| CHALLENGE |
In the data below, locate the line containing "Emit a LaTeX" and the line containing "anchor=west, align=left] (tsdp)", then retype both and everything between them exactly. Pictures are not part of the copy.
#####
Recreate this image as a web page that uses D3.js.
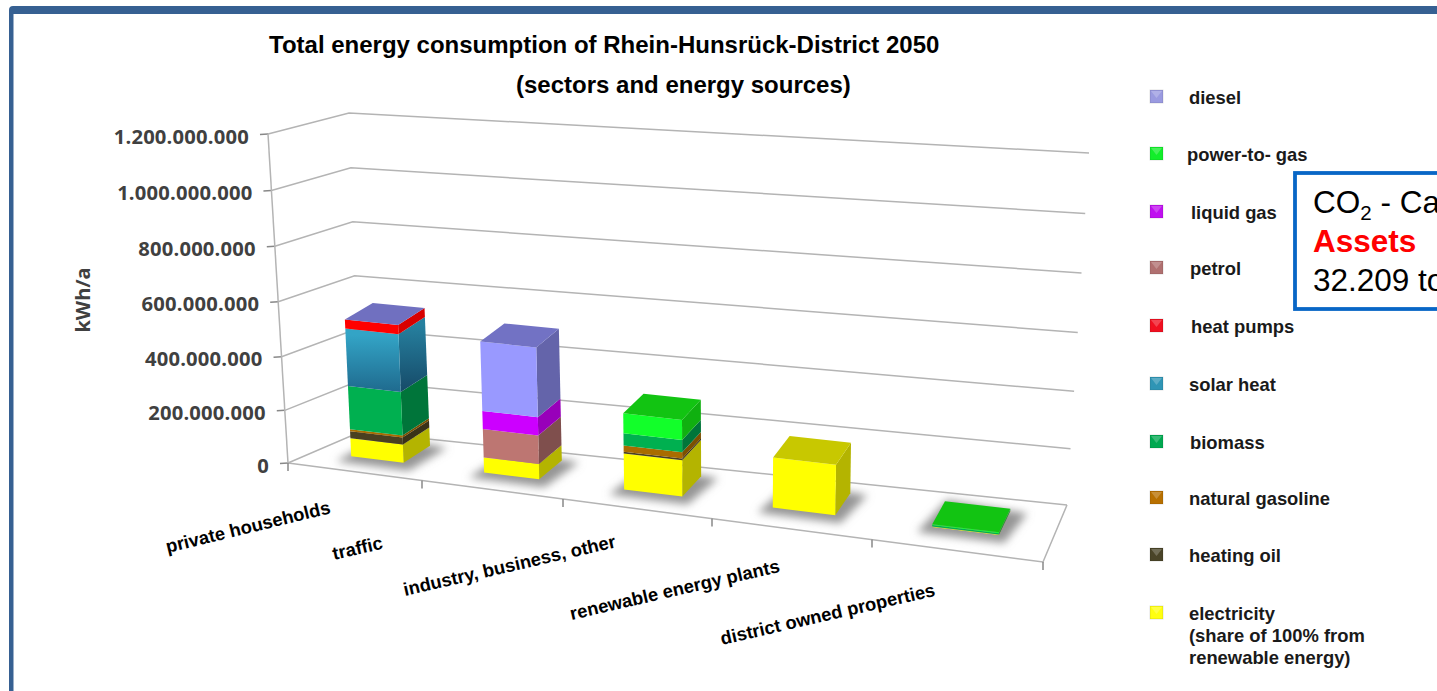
<!DOCTYPE html>
<html><head><meta charset="utf-8">
<script src="https://cdnjs.cloudflare.com/ajax/libs/d3/7.8.5/d3.min.js"></script>
<style>html,body{margin:0;padding:0;background:#fff;overflow:hidden}svg{display:block}</style>
</head><body><svg id="c" width="1437" height="691"></svg>
<script>
const categories = ["private households","traffic","industry, business, other","renewable energy plants","district owned properties"];
const electricity = [69, 57, 134, 184, 2];
const heatingOil = [27, 0, 7, 0, 0];
const naturalGasoline = [8, 0, 23, 0, 0];
const biomass = [164, 0, 45, 0, 5];
const solarHeat = [214, 0, 0, 0, 0];
const heatPumps = [33, 0, 0, 0, 0];
const petrol = [0, 107, 0, 0, 0];
const liquidGas = [0, 68, 0, 0, 0];
const powerToGas = [0, 0, 73, 0, 3];
const diesel = [0, 255, 0, 0, 0];
const seriesNames = ["electricity","heating oil","natural gasoline","biomass","solar heat","heat pumps","petrol","liquid gas","power-to- gas","diesel"];
const seriesValues = [electricity,heatingOil,naturalGasoline,biomass,solarHeat,heatPumps,petrol,liquidGas,powerToGas,diesel];
const yTicks = [0,200e6,400e6,600e6,800e6,1000e6,1200e6];
const yTickDepth = [0,.16,.323,.49,.659,.828,1];
const front = {electricity:"#ffff00","heating oil":"#4a4020","natural gasoline":"#a96c00",biomass:"#00b050","solar heat":"url(#sol)","heat pumps":"#ff0000",petrol:"#bd7672","liquid gas":"#cc00ff","power-to- gas":"#12ff2a",diesel:"#9999ff"};
const side = {electricity:"#b4b400","heating oil":"#3a3218","natural gasoline":"#7c5000",biomass:"#00753a","solar heat":"url(#sol2)","heat pumps":"#d80000",petrol:"#7f4f4d","liquid gas":"#9800ba","power-to- gas":"#10b010",diesel:"#6464aa"};
const topc = {electricity:"#c8c800","heating oil":"#4a4020","natural gasoline":"#a96c00",biomass:"#00b050","solar heat":"#2a7fa0","heat pumps":"#7070c0",petrol:"#bd7672","liquid gas":"#cc00ff","power-to- gas":"#12c412",diesel:"#7272c4"};
const legendRows = [["diesel","#9a9ae0",1189,98],["power-to- gas","#12ee2a",1187,155],["liquid gas","#c010f0",1191,213],["petrol","#b07070",1190,269],["heat pumps","#f01020",1191,327],["solar heat","#2f95b5",1189,385],["biomass","#00a850",1190,443],["natural gasoline","#b87000",1189,499],["heating oil","#4a4428",1189,556],["electricity","#ffff10",1189,614]];

const svg = d3.select("#c");
const defs = svg.append("defs");
const gr=(id,a,b)=>{const g=defs.append("linearGradient").attr("id",id).attr("x1",0).attr("x2",0).attr("y1",0).attr("y2",1);
 g.append("stop").attr("offset",0.1).attr("stop-color",a);g.append("stop").attr("offset",1).attr("stop-color",b);};
gr("sol","#33a4c6","#1f6a8e");gr("sol2","#26809f","#164a68");
defs.append("filter").attr("id","blur").attr("x","-40%").attr("y","-80%").attr("width","180%").attr("height","260%")
 .append("feGaussianBlur").attr("stdDeviation",4.5);

// frame
svg.append("rect").attr("x",9).attr("y",6).attr("width",1500).attr("height",800).attr("rx",4).attr("fill","#366092");
svg.append("rect").attr("x",13.5).attr("y",14).attr("width",1500).attr("height",800).attr("fill","#fff");

// projection: warp the category axis by perspective, then blend the chart box's corners
const uWarp = d3.scaleLinear().domain([0,.2,.4,.6,.8,1]).range([0,134,275,424,584,755].map(d=>d/755));
const mix=(a,b,t)=>[a[0]+(b[0]-a[0])*t,a[1]+(b[1]-a[1])*t];
const quad=(fl,fr,br,bl)=>(u,w)=>{const t=uWarp(u);return mix(mix(fl,fr,t),mix(bl,br,t),w);};
const floorQ = quad([288,463],[1043,562],[1067,505],[360,432]);
const ceilQ  = quad([268,134],[1052,212],[1089,153],[349,113]);
const valueT = d3.scaleLinear().domain(yTicks).range(yTickDepth);
const P=(u,w,v)=>mix(floorQ(u,w),ceilQ(u,w),valueT(v));
const line=d3.line();
const grid="#b4b4b4";
const axes=svg.append("g").attr("fill","none").attr("stroke",grid).attr("stroke-width",1.5);
yTicks.forEach(v=>{
 axes.append("path").attr("d",line([P(0,0,v),P(0,1,v),P(1,1,v)]));
 const p=P(0,0,v);
 axes.append("path").attr("d",line([[p[0]-8,p[1]+0.5],p])).attr("stroke","#888");
});
axes.append("path").attr("d",line([P(0,0,0),P(0,0,1200e6)]));
axes.append("path").attr("d",line([P(0,0,0),P(1,0,0),P(1,1,0)]));
d3.range(0,6).forEach(i=>{const p=P(i/5,0,0);axes.append("path").attr("d",line([p,[p[0],p[1]+8]])).attr("stroke","#888");});

const fmt=d3.formatLocale({decimal:",",thousands:".",grouping:[3],currency:["",""]}).format(",");
const tickFont="'Open Sans'";
yTicks.forEach(v=>{const p=P(0,0,v);
 svg.append("text").attr("x",p[0]-19).attr("y",p[1]+9.5).attr("text-anchor","end").attr("font-family",tickFont)
  .attr("font-weight",700).attr("font-size",20.2).attr("letter-spacing",0.2).attr("fill","#404040").text(fmt(v));});
svg.append("text").attr("transform","translate(90,300) rotate(-90)").attr("text-anchor","middle").attr("font-family",tickFont)
 .attr("font-weight",700).attr("font-size",20).attr("fill","#404040").text("kWh/a");

// bars
const band=d3.scaleBand().domain(categories).range([-0.003,0.997]).paddingInner(0.6).paddingOuter(0.3);
const W0=0.36;
const depthX=d3.scaleLinear().domain([0,1]).range([29,10]);
const depthY=d3.scaleLinear().domain([0,1]).range([-16,-24]);
const corner=(u,back,v)=>{const p=P(u,W0,v);return back?[p[0]+depthX(u),p[1]+depthY(u)]:p;};
const stack=d3.stack().keys(d3.range(seriesNames.length)).value((d,k)=>seriesValues[k][d]*1e6)(d3.range(categories.length));
const sh=svg.append("g").attr("filter","url(#blur)").attr("fill","#959595");
const bars=svg.append("g");
categories.forEach((c,i)=>{
 const u0=band(c),u1=u0+band.bandwidth();
 const a0=corner(u0,0,0),a1=corner(u1,0,0),b1=corner(u1,1,0),b0=corner(u0,1,0);
 sh.append("path").attr("d",line([[a0[0]-15,a0[1]+5],[a1[0]+5,a1[1]+8],[b1[0]+17,b1[1]+2],[b0[0]+2,b0[1]-4]])+"Z");
 const g=bars.append("g");
 let last=null;
 seriesNames.forEach((n,k)=>{
  const [a,b]=stack[k][i]; if(b<=a) return; last=n;
  g.append("path").attr("d",line([corner(u1,0,a),corner(u1,1,a),corner(u1,1,b),corner(u1,0,b)])+"Z").attr("fill",side[n]);
  g.append("path").attr("d",line([corner(u0,0,a),corner(u1,0,a),corner(u1,0,b),corner(u0,0,b)])+"Z").attr("fill",front[n]);
 });
 const tv=d3.max(stack,s=>s[i][1]);
 g.append("path").attr("d",line([corner(u0,0,tv),corner(u1,0,tv),corner(u1,1,tv),corner(u0,1,tv)])+"Z").attr("fill",topc[last]);
});

// category labels
const labelPos=[[167.5,553,-13.7],[334,560,-13],[405,596,-13],[571.5,620,-13],[722,645,-13]];
categories.forEach((c,i)=>{const [x,y,r]=labelPos[i];
 svg.append("text").attr("transform",`translate(${x},${y}) rotate(${r})`).attr("font-family","'Liberation Sans'")
  .attr("font-weight",700).attr("font-size",18.4).attr("fill","#000").text(c);});

// titles
const sans="'Liberation Sans'";
svg.append("text").attr("x",269).attr("y",53).attr("font-family",sans).attr("font-weight",700).attr("font-size",24).text("Total energy consumption of Rhein-Hunsrück-District 2050");
svg.append("text").attr("x",516).attr("y",93).attr("font-family",sans).attr("font-weight",700).attr("font-size",24).text("(sectors and energy sources)");

// legend
legendRows.forEach(([n,col,x,y])=>{
 const g=svg.append("g");
 g.append("rect").attr("x",1150).attr("y",y-8).attr("width",13).attr("height",13).attr("fill",col).attr("stroke","#000").attr("stroke-opacity",0.12);
 g.append("path").attr("d",line([[1151,y-7],[1162,y-7],[1156.5,y]])+"Z").attr("fill","#fff").attr("fill-opacity",0.22);
 g.append("text").attr("x",x).attr("y",y+6).attr("font-family",sans).attr("font-weight",700).attr("font-size",18.4).attr("fill","#1a1a1a").text(n);
});
[["(share of 100% from",1189,642],["renewable energy)",1189,664]].forEach(([t,x,y])=>{
 svg.append("text").attr("x",x).attr("y",y).attr("font-family",sans).attr("font-weight",700).attr("font-size",18.4).attr("fill","#1a1a1a").text(t);});

// callout
svg.append("rect").attr("x",1295).attr("y",173).attr("width",200).attr("height",136).attr("fill","#fff").attr("stroke","#0866c6").attr("stroke-width",3.8);
const ct=svg.append("text").attr("x",1313).attr("y",213).attr("font-family",sans).attr("font-size",31.5).attr("fill","#000");
ct.append("tspan").text("CO");
ct.append("tspan").attr("font-size",20.5).attr("dy",7).text("2");
ct.append("tspan").attr("dy",-7).text(" - Ca");
svg.append("text").attr("x",1313).attr("y",252).attr("font-family",sans).attr("font-weight",700).attr("font-size",31.5).attr("fill","#ff0000").text("Assets");
svg.append("text").attr("x",1313).attr("y",291).attr("font-family",sans).attr("font-size",31.5).attr("fill","#000").text("32.209 to");
</script></body></html>
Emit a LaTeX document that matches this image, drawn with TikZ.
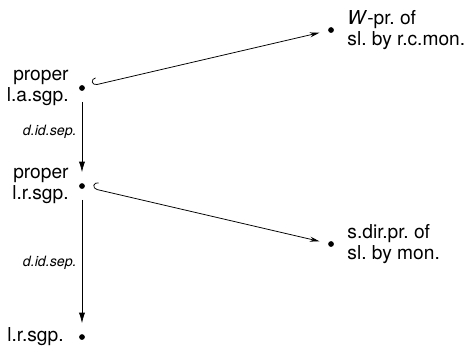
\documentclass[tikz,border=0pt]{standalone}
\usepackage{fontspec}
\setmainfont{TeX Gyre Heros}
\usetikzlibrary{arrows.meta}

\begin{document}
\begin{tikzpicture}[
    pt/.style  ={circle, fill=black, inner sep=0pt, minimum size=3pt},
    lbl/.style ={font=\fontsize{10}{10.6}\selectfont, inner sep=0pt},
    sep/.style ={font=\fontsize{7.4}{8}\selectfont\itshape, inner sep=0pt, anchor=east},
    imp/.style ={-{Latex[length=5.5pt,width=3.2pt]}, thin, shorten <=5.5pt, shorten >=5.5pt},
    inc/.style ={{Hooks[right,length=2.4pt,width=7.5pt]}-{Stealth[length=5pt,width=2.6pt]}, thin,
                 shorten <=4pt, shorten >=4.5pt}
  ]
  \useasboundingbox (0,0) rectangle (8.5,6.339);

  %% ---- left column ------------------------------------------------
  \node[pt] (las)  at (1.502,4.727) {};
  \node[pt] (plrs) at (1.502,2.931) {};
  \node[pt] (lrs)  at (1.502,0.165) {};
  \node[lbl, anchor=east, align=right] (tlas)  at (1.264,4.727) {proper\\l.a.sgp.};
  \node[lbl, anchor=east, align=right] (tplrs) at (1.264,2.931) {proper\\l.r.sgp.};
  \node[lbl, anchor=east]              (tlrs)  at (1.172,0.165) {l.r.sgp.};

  %% ---- right column -----------------------------------------------
  \node[pt] (wpr) at (6.064,5.789) {};
  \node[pt] (sdp) at (6.064,1.869) {};
  \node[lbl, anchor=west, align=left] (twpr) at (6.357,5.789) {\textit{W}-pr.\ of\\sl.\ by r.c.mon.};
  \node[lbl, anchor=west, align=left] (tsdp) at (6.357,1.869) {s.dir.pr.\ of\\sl.\ by mon.};

  %% ---- connectors -------------------------------------------------
  \draw[imp] (las) -- (plrs) node[sep] (s1) at (1.411,3.920) {d.id.sep.};
  \draw[imp] (plrs) -- (lrs) node[sep] (s2) at (1.411,1.521) {d.id.sep.};
  \draw[inc] (las) -- (wpr);
  \draw[inc] (plrs) -- (sdp);

\end{tikzpicture}
\end{document}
#####
| RESPONSE |
Emit a LaTeX document that matches this image, drawn with TikZ.
\documentclass[tikz,border=0pt]{standalone}
\usepackage{fontspec}
\setmainfont{TeX Gyre Heros}
\usetikzlibrary{arrows.meta}

\begin{document}
\begin{tikzpicture}[
    pt/.style  ={circle, fill=black, inner sep=0pt, minimum size=3pt},
    lbl/.style ={font=\fontsize{10}{10.6}\selectfont, inner sep=0pt},
    sep/.style ={font=\fontsize{7.4}{8}\selectfont\itshape, inner sep=0pt, anchor=east},
    imp/.style ={-{Latex[length=5.5pt,width=3.2pt]}, thin, shorten <=5.5pt, shorten >=5.5pt},
    inc/.style ={{Hooks[right,length=2.4pt,width=7.5pt]}-{Stealth[length=5pt,width=2.6pt]}, thin,
                 shorten <=4pt, shorten >=4.5pt}
  ]
  \useasboundingbox (0,0) rectangle (8.5,6.339);

  %% ---- left column ------------------------------------------------
  \node[pt] (las)  at (1.502,4.727) {};
  \node[pt] (plrs) at (1.502,2.931) {};
  \node[pt] (lrs)  at (1.502,0.165) {};
  \node[lbl, anchor=east, align=right] (tlas)  at (1.264,4.727) {proper\\l.a.sgp.};
  \node[lbl, anchor=east, align=right] (tplrs) at (1.264,2.931) {proper\\l.r.sgp.};
  \node[lbl, anchor=east]              (tlrs)  at (1.172,0.165) {l.r.sgp.};

  %% ---- right column -----------------------------------------------
  \node[pt] (wpr) at (6.064,5.789) {};
  \node[pt] (sdp) at (6.064,1.869) {};
  \node[lbl, anchor=west, align=left] (twpr) at (6.357,5.789) {\textit{W}-pr.\ of\\sl.\ by r.c.mon.};
  \node[lbl, anchor=west, align=left] (tsdp) at (6.357,1.869) {s.dir.pr.\ of\\sl.\ by mon.};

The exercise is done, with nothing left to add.